2011年6月28日火曜日

失業のリスク

 総務省『労働力調査』によると,2010年の完全失業者数は,334万人だそうです。334万人といったら,静岡県の人口よりも少し少ないくらいです。総人口(1億2,700万人)に占める比率は,およそ2.5%。国民の40人に1人が,働きたいのに働けないという,辛い状態におかれた人間であることになります。


 失業者数の長期的な推移をとると,上図のようになります。戦後混乱期から立ち直るにつれ,失業者の数は減少し,高度経済成長期の1960年代では,おおよそ60万人前後という低い水準で推移します。

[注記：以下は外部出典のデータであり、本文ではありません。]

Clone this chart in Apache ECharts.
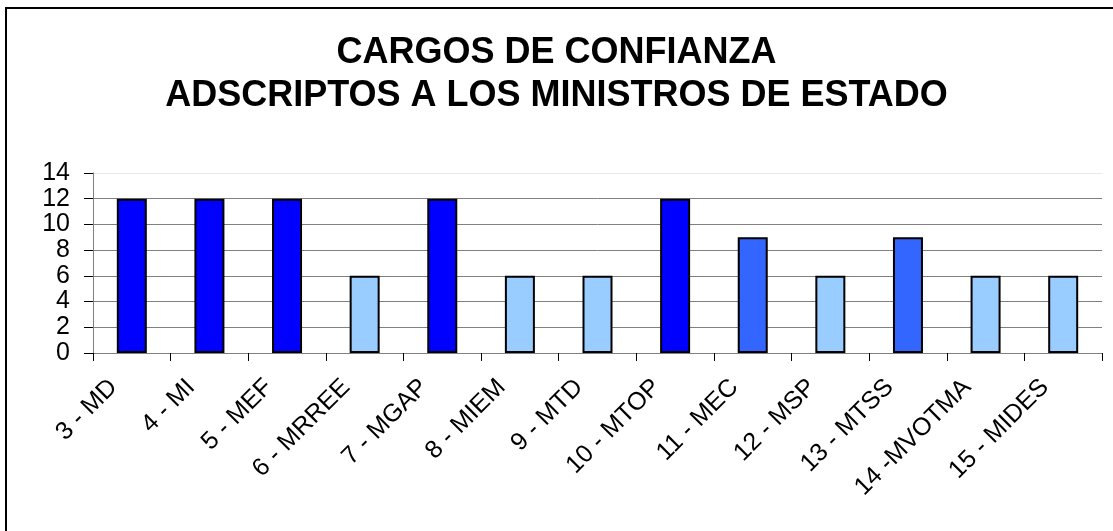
<!DOCTYPE html>
<html>
<head>
<meta charset="utf-8">
<script src="https://cdn.jsdelivr.net/npm/echarts@6/dist/echarts.min.js"></script>
<style>
  html, body { margin: 0; padding: 0; background: #fff; }
  #chartMain { width: 1113px; height: 531px; }
</style>
</head>
<body>
<div id="chartMain"></div>
<script>
var categories = ['3 - MD', '4 - MI', '5 - MEF', '6 - MRREE', '7 - MGAP', '8 - MIEM', '9 - MTD',
  '10 - MTOP', '11 - MEC', '12 - MSP', '13 - MTSS', '14 -MVOTMA', '15 - MIDES'];
var cargos = [12, 12, 12, 6, 12, 6, 6, 12, 9, 6, 9, 6, 6];
var yTicks = [0, 2, 4, 6, 8, 10, 12, 14];

var myChart = echarts.init(document.getElementById('chartMain'));

// color depende del valor: 12 azul fuerte, 9 azul medio, 6 celeste
function barColor(p) {
  if (p.value >= 12) return '#0000FF';
  if (p.value >= 9) return '#3366FF';
  return '#99CCFF';
}

// la linea de arriba (14) sale casi blanca en el original
var gridColors = yTicks.map(function(v, i) {
  return i === yTicks.length - 1 ? '#e8e8e8' : '#808080';
});

var option = {
  animation: false,
  backgroundColor: '#fff',
  title: {
    text: 'CARGOS DE CONFIANZA\nADSCRIPTOS A LOS MINISTROS DE ESTADO',
    left: 'center',
    top: 27,
    textStyle: {
      fontFamily: 'Liberation Sans, Arial',
      fontWeight: 'bold',
      fontSize: 36,
      lineHeight: 43,
      color: '#000'
    }
  },
  graphic: [{
    type: 'rect',
    shape: { x: 6, y: 8, width: 1200, height: 600 },
    style: { fill: 'none', stroke: '#000', lineWidth: 2 },
    silent: true
  }],
  grid: { left: 93, right: 11, top: 173, bottom: 178 },
  xAxis: {
    type: 'category',
    data: categories,
    axisLine: { lineStyle: { color: '#808080', width: 1 } },
    axisTick: { show: true, length: 8, lineStyle: { color: '#000' } },
    axisLabel: {
      rotate: 45,
      margin: 12,
      padding: [0, 26, 0, 0],
      fontFamily: 'Liberation Sans, Arial',
      fontSize: 25,
      color: '#000',
      interval: 0
    }
  },
  yAxis: {
    type: 'value',
    min: yTicks[0],
    max: yTicks[yTicks.length - 1],
    interval: 2,
    axisLine: { show: true, lineStyle: { color: '#808080' } },
    axisTick: { show: true, length: 9, lineStyle: { color: '#000' } },
    axisLabel: {
      margin: 23,
      fontFamily: 'Liberation Sans, Arial',
      fontSize: 25,
      color: '#000'
    },
    splitLine: { lineStyle: { color: gridColors, width: 1 } }
  },
  series: [{
    type: 'bar',
    data: cargos,
    barWidth: 30,
    itemStyle: {
      color: barColor,
      borderColor: '#000',
      borderWidth: 2
    }
  }]
};

myChart.setOption(option);
</script>
</body>
</html>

しかし,オイルショックのあった74年の翌年に100万人を超え,80年代半ば頃までじわじわと上昇します。バブルが崩壊した90年代の初頭から失業者は加速度的に増え,2002年には359万人のピークに達します。その後,減少しますが,08年のリーマンショックの影響から,翌年には再び300万人台にのっているという具合です。ちなみに,どの時期でも,失業者のほぼ6割が男性で占められています。

 就労意欲があるにもかかわらず無職状態に留置かれるという,完全失業者が増えることは,社会にとってよろしくないことです。生活態度が不安定化した彼らは,些細なことがきっかけで,犯罪や自殺などの逸脱行動に走る危険性があります。わが国では,自らを殺めるというような内向的な逸脱が多いようですが,無差別殺人のような外向的な破壊行動も起きています。

 はて,失業者が犯罪や自殺に走る確率というのは,常人に比べてどうなのでしょうか。警察庁の『犯罪統計書』から,犯罪で検挙された失業者の数を知ることができます。また,同庁の『自殺の概要資料』から,同じく失業者の自殺者数を知ることができます。私は,最新の2009年の統計を使って,失業者の犯罪者出現率や自殺者出現率を明らかにし,人口全体のものと比較してみました。
http://www.npa.go.jp/toukei/index.htm


 上表によると,2009年の失業者336万人のうち,犯罪で検挙された者は9,352人,自殺をした者は2,341人です。10万人あたりの出現率にすると,犯罪率は278.3,自殺率は69.7となります。いずれも,人口全体の同じ値よりも高くなっています。失業者の自殺率は,人口全体のそれの2.7倍です。犯罪率は,意外と差が小さくなっています。

 ですが,罪種別にみると,少し違った様相も見えてきます。失業者の放火犯の出現率は人口全体の率の2.5倍,強盗犯出現率と知能犯出現率は1.7倍です。失業者の知能犯としては,「オレオレ詐欺」などを引き起こす,20代や30代の若年者が多いことでしょう。また,高度な知識を身につけたにもかかわらず,職に就けない高学歴層も少なくないことと思います。

 失業(unemployment)という状態が,犯罪や自殺の促進要因になり得ることは,統計からもうかがわれます。雇用対策に要する経費は大きいでしょうが,破壊行動が起こった際の被害者のケアや加害者の矯正に要する費用は,もっと大きいことと推察されます。

 今後,孤族化が進行し,一人ぼっちの人間が増えるなか,失業という事態の重みは,ますます増大していくことでしょう。となると,上記でみたような,失業者の犯罪率や自殺率の相対水準は,ますます上がっていくのではないでしょうか。このことを確証する手立てとして,過去から現在にかけて,それがどう変化してきたかを明らかにしてみようと思っています。歴史は,未来を展望するための実験データであるとは,私の恩師がおっしゃったことです。